The Romans believed that strength could be shaped, organized, and used to create something lasting. Mars embodies that conviction. He turns war into discipline, conflict into order, and force into civic purpose.
Greek mythology often offers a more skeptical view. Ares represents what happens when violence is stripped of control and allowed to reveal its raw nature. He is not a program for building civilization. He is a reminder of what war can become when it escapes order.
This is why the comparison matters. Mars and Ares are not just two gods. They are two answers to the question of what war means.
Final Take: Mars vs Ares
Mars and Ares may share ancient roots, but they grew into very different figures.
Mars represents disciplined strength, the organized use of force, and the idea that power can protect and sustain a civilization. Ares represents the destructive instability of battle, where violence operates without the same moral or civic framework.

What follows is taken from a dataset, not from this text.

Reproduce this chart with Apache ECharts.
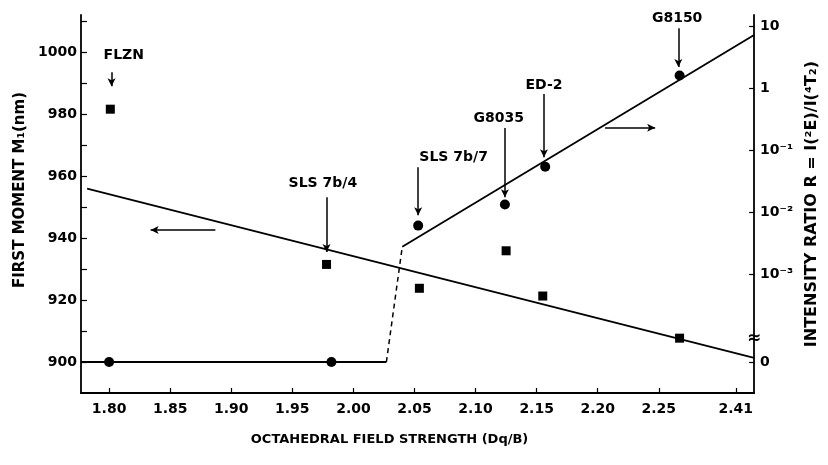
<!DOCTYPE html>
<html>
<head>
<meta charset="utf-8">
<script src="https://cdn.jsdelivr.net/npm/echarts@6/dist/echarts.min.js"></script>
<style>
	html, body { margin: 0; padding: 0; background: #fff; }
	#chart { width: 828px; height: 465px; }
</style>
</head>
<body>
<div id="chart"></div>
<script>
// x axis: octahedral field strength (the last tick is printed as 2.41)
var xTickValues = [1.80, 1.85, 1.90, 1.95, 2.00, 2.05, 2.10, 2.15, 2.20, 2.25, 2.313];
var xTickLabels = ['1.80', '1.85', '1.90', '1.95', '2.00', '2.05', '2.10', '2.15', '2.20', '2.25', '2.41'];

// left axis: first moment (nm)
var momentTicks = [900, 910, 920, 930, 940, 950, 960, 970, 980, 990, 1000, 1010];
var momentLabels = [900, 920, 940, 960, 980, 1000];

// right axis: intensity ratio, stored as log10(R); "0" sits below the break
var RATIO_ZERO = -4.42;
var ratioTicks = [RATIO_ZERO, -3, -2, -1, 0, 1];
var ratioLabels = ['0', '10⁻³', '10⁻²', '10⁻¹', '1', '10'];

// squares: first moment
var momentX = [1.801, 1.978, 2.054, 2.125, 2.155, 2.267];
var momentY = [981.6, 931.5, 923.8, 935.9, 921.3, 907.7];

// circles: intensity ratio (log10 R)
var ratioX = [1.800, 1.982, 2.053, 2.124, 2.157, 2.267];
var ratioY = [RATIO_ZERO, RATIO_ZERO, -2.22, -1.88, -1.27, 0.20];

// fitted lines
var momentFit = [[1.782, 956.0], [2.328, 901.3]];
var ratioLow = [[1.777, RATIO_ZERO], [2.027, RATIO_ZERO]];
var ratioJump = [[2.027, RATIO_ZERO], [2.040, -2.56]];
var ratioFit = [[2.040, -2.56], [2.328, 0.855]];

// sample labels with arrows (first moment units)
var sampleNames = ['FLZN', 'SLS 7b/4', 'SLS 7b/7', 'G8035', 'ED-2', 'G8150'];
var sampleTextX = [1.812, 1.975, 2.082, 2.119, 2.156, 2.265];
var sampleTextY = [999.0, 957.7, 966.1, 978.7, 989.4, 1011.0];
var sampleArrowX = [1.802, 1.978, 2.053, 2.124, 2.156, 2.266];
var sampleArrowTop = [993.5, 953.2, 962.9, 975.5, 986.5, 1007.7];
var sampleArrowTip = [989.0, 935.5, 947.4, 953.2, 966.1, 995.2];

// axis-pointing arrows: [x from, x to, level]
var leftArrow = [1.887, 1.834, 942.6];
var rightArrow = [2.206, 2.247, 975.6];

var FONT = 'DejaVu Sans';

function zip(xs, ys) {
	return xs.map(function (x, i) { return [x, ys[i]]; });
}

function pick(values, labels) {
	return function (v) {
		for (var i = 0; i < values.length; i++) {
			if (Math.abs(values[i] - v) < 1e-6) return labels[i];
		}
		return '';
	};
}

var arrowLines = sampleArrowX.map(function (x, i) {
	return [{ coord: [x, sampleArrowTop[i]] }, { coord: [x, sampleArrowTip[i]] }];
});
arrowLines.push([{ coord: [leftArrow[0], leftArrow[2]] }, { coord: [leftArrow[1], leftArrow[2]] }]);
arrowLines.push([{ coord: [rightArrow[0], rightArrow[2]] }, { coord: [rightArrow[1], rightArrow[2]] }]);

var lineStyle = { color: '#000', width: 1.8 };
var tickFont = { color: '#000', fontFamily: FONT, fontWeight: 'bold', fontSize: 14 };

var option = {
	animation: false,
	backgroundColor: '#fff',
	grid: { left: 81, right: 73, top: 15, bottom: 72 },
	xAxis: {
		type: 'value',
		min: 1.777,
		max: 2.328,
		name: 'OCTAHEDRAL FIELD STRENGTH (Dq/B)',
		nameLocation: 'middle',
		nameGap: 40,
		nameTextStyle: { color: '#000', fontFamily: FONT, fontWeight: 'bold', fontSize: 13, padding: [0, 56, 0, 0] },
		axisLine: { onZero: false, lineStyle: { color: '#000', width: 1.8 } },
		axisTick: { inside: true, length: 5, lineStyle: { color: '#000', width: 1.2 }, customValues: xTickValues },
		axisLabel: Object.assign({ customValues: xTickValues, margin: 9, formatter: pick(xTickValues, xTickLabels) }, tickFont),
		splitLine: { show: false }
	},
	yAxis: [{
		type: 'value',
		min: 890,
		max: 1012,
		position: 'left',
		name: 'FIRST MOMENT M₁(nm)',
		nameLocation: 'middle',
		nameGap: 29,
		nameTextStyle: { color: '#000', fontFamily: FONT, fontWeight: 'bold', fontSize: 15, padding: [0, 0, 0, 28] },
		axisLine: { show: true, onZero: false, lineStyle: { color: '#000', width: 1.8 } },
		axisTick: { inside: true, length: 6, lineStyle: { color: '#000', width: 1.2 }, customValues: momentTicks },
		axisLabel: Object.assign({ customValues: momentLabels, margin: 4, formatter: function (v) { return String(v); } }, tickFont),
		splitLine: { show: false }
	}, {
		type: 'value',
		min: -4.92,
		max: 1.177,
		position: 'right',
		name: 'INTENSITY RATIO R = I(²E)/I(⁴T₂)',
		nameLocation: 'middle',
		nameGap: 48,
		nameTextStyle: { color: '#000', fontFamily: FONT, fontWeight: 'bold', fontSize: 16 },
		axisLine: { show: true, onZero: false, lineStyle: { color: '#000', width: 1.8 } },
		axisTick: { inside: true, length: 5, lineStyle: { color: '#000', width: 1.2 }, customValues: ratioTicks },
		axisLabel: Object.assign({ customValues: ratioTicks, margin: 6, formatter: pick(ratioTicks, ratioLabels) }, tickFont),
		splitLine: { show: false }
	}],
	series: [{
		type: 'line', yAxisIndex: 0, data: momentFit, symbol: 'none', lineStyle: lineStyle, z: 2
	}, {
		type: 'line', yAxisIndex: 1, data: ratioLow, symbol: 'none', lineStyle: lineStyle, z: 2
	}, {
		type: 'line', yAxisIndex: 1, data: ratioJump, symbol: 'none',
		lineStyle: { color: '#000', width: 1.5, type: [5, 4] }, z: 2
	}, {
		type: 'line', yAxisIndex: 1, data: ratioFit, symbol: 'none', lineStyle: lineStyle, z: 2
	}, {
		type: 'scatter', yAxisIndex: 0, data: zip(momentX, momentY),
		symbol: 'rect', symbolSize: 9, itemStyle: { color: '#000', opacity: 1 }, z: 3
	}, {
		type: 'scatter', yAxisIndex: 1, data: zip(ratioX, ratioY),
		symbol: 'circle', symbolSize: 10, itemStyle: { color: '#000', opacity: 1 }, z: 3
	}, {
		type: 'scatter', yAxisIndex: 0, silent: true,
		data: sampleNames.map(function (n, i) { return [sampleTextX[i], sampleTextY[i], n]; }),
		symbolSize: 0,
		itemStyle: { opacity: 1 },
		label: Object.assign({
			show: true, position: 'inside',
			formatter: function (p) { return p.data[2]; }
		}, tickFont),
		markLine: {
			silent: true,
			symbol: ['none', 'arrow'],
			symbolSize: [6, 8],
			label: { show: false },
			lineStyle: { color: '#000', width: 1.5, type: 'solid', opacity: 1 },
			data: arrowLines
		}
	}, {
		type: 'scatter', yAxisIndex: 1, silent: true,
		data: [[2.328, -4.05]],
		symbolSize: 0,
		itemStyle: { opacity: 1 },
		label: { show: true, position: 'inside', formatter: '≈', color: '#000', fontFamily: FONT, fontWeight: 'bold', fontSize: 17 }
	}]
};

var myChart = echarts.init(document.getElementById('chart'));
myChart.setOption(option);
</script>
</body>
</html>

Together, they show how Roman and Greek mythology could begin from similar material and then move in very different directions. One culture sought to structure war and make it part of public order. The other more often emphasized its danger, volatility, and moral uncertainty.
That is the real difference between Mars and Ares.
It is not just Roman versus Greek. It is order versus disruption, force with purpose versus force without it.